Coloro che non intendono
farsi da parte sono
esclusi dai benefici
della contrattazione di
secondo livello
aggiuntiva al contratto di lavoro
collettivo. Perdono cioè
il salario integrativo,
la polizza sanitaria e
il ticket pranzo.
Inoltre sono messi
subito in ferie forzate.
E non è finita:
Unicredit ha chiesto ai dipendenti
il resoconto completo
dei contributi
versati, il cosiddetto
modello Ecocert, e
coloro che avevano
maturato i requisiti della
pensione sono stati
informati
che se non avessero
lasciato il
posto, sarebbero stati
allontanati
facendo uso della legge
223, quella sui
licenziamenti
collettivi.
Proprio in questi giorni
Unicredit
sta passando dalle
intenzioni
ai fatti avendo avviato
la procedura per il
licenziamento
di 44 dipendenti
a partire dal primo
dicembre.
Contro questo sbocco si
sono pronunciate le
rappresentanze
sindacali dei bancari
Cgil di Roma,
del Lazio e di Palermo.
E Francesca Artista,
segretaria dei bancari
Cgil della Sicilia in una
lettera al segretario
nazionale del suo sindacato,
Agostino Megale, insiste
sul contrasto
stridente tra il “fiume
di euro di bonus”
concessi ai manager, l’uscita
di Alessandro
Profumo trattato “come
uno sceicco arabo”
da una parte e dall’altra
la scelta di mandare a
casa in quel modo
centinaia di lavoratori.
SECONDO
GLI OPPOSITORI del progetto, i
dipendenti vengono in
pratica divisi tra serie
A e serie B. Per Carfì
tutto ciò assume il
profilo di una
estorsione. E Carfì è uno che
quando prende di petto
una causa, non si
tira indietro tanto
facilmente. Da sindacalista
Cgil e dipendente
Sicilcassa anni fa
accusò il vertice dell’istituto
di essersi piegato
in più di un’occasione
ai voleri della
mafia: fu immediatamente
sanzionato con
una deplorazione
scritta.

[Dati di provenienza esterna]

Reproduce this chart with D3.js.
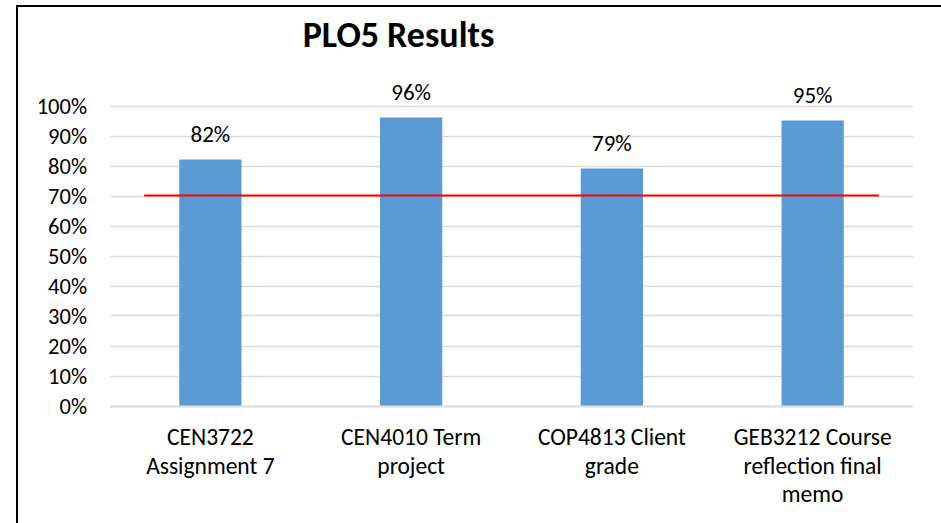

Ma dopo un lungo
processo i magistrati
accertarono che le
sue denunce erano
fondate e la banca fu
condannata per
comportamento antisindacale.
Per cinque volte
Carfì è stato querelato
dai
capi Sicilcassa e per
cinque
volte è stato assolto
fino in
Cassazione dopo che
aveva
rinunciato alla
prescrizione.
Nel 2007 fu licenziato
dal Banco di Sicilia
(poi
confluito in Unicredit),
perché aveva svelato una
truffa da 200 milioni di
euro,
ma anche in quel caso
tre anni dopo fu
reintegrato
al suo posto. L’avvocato
Pileggi,
invece, nella sua
lettera a Unicredit
mette in evidenza una
contraddizione evidente.
Contesta il dichiarato
stato di crisi
della banca che presenta
un
utile netto di 1,4
miliardi di
euro da inizio anno e
ricorda
che la riforma Fornero
delle pensioni incentiva
la
permanenza al lavoro dei
dipendenti e quindi
conclude:
“Saranno i miei
assistiti
(i dipendenti che la
banca
vorrebbe allontanare
ndr) a
decidere se e quando
andare
in pensione prima del
compimento del settantesimo anno di età”.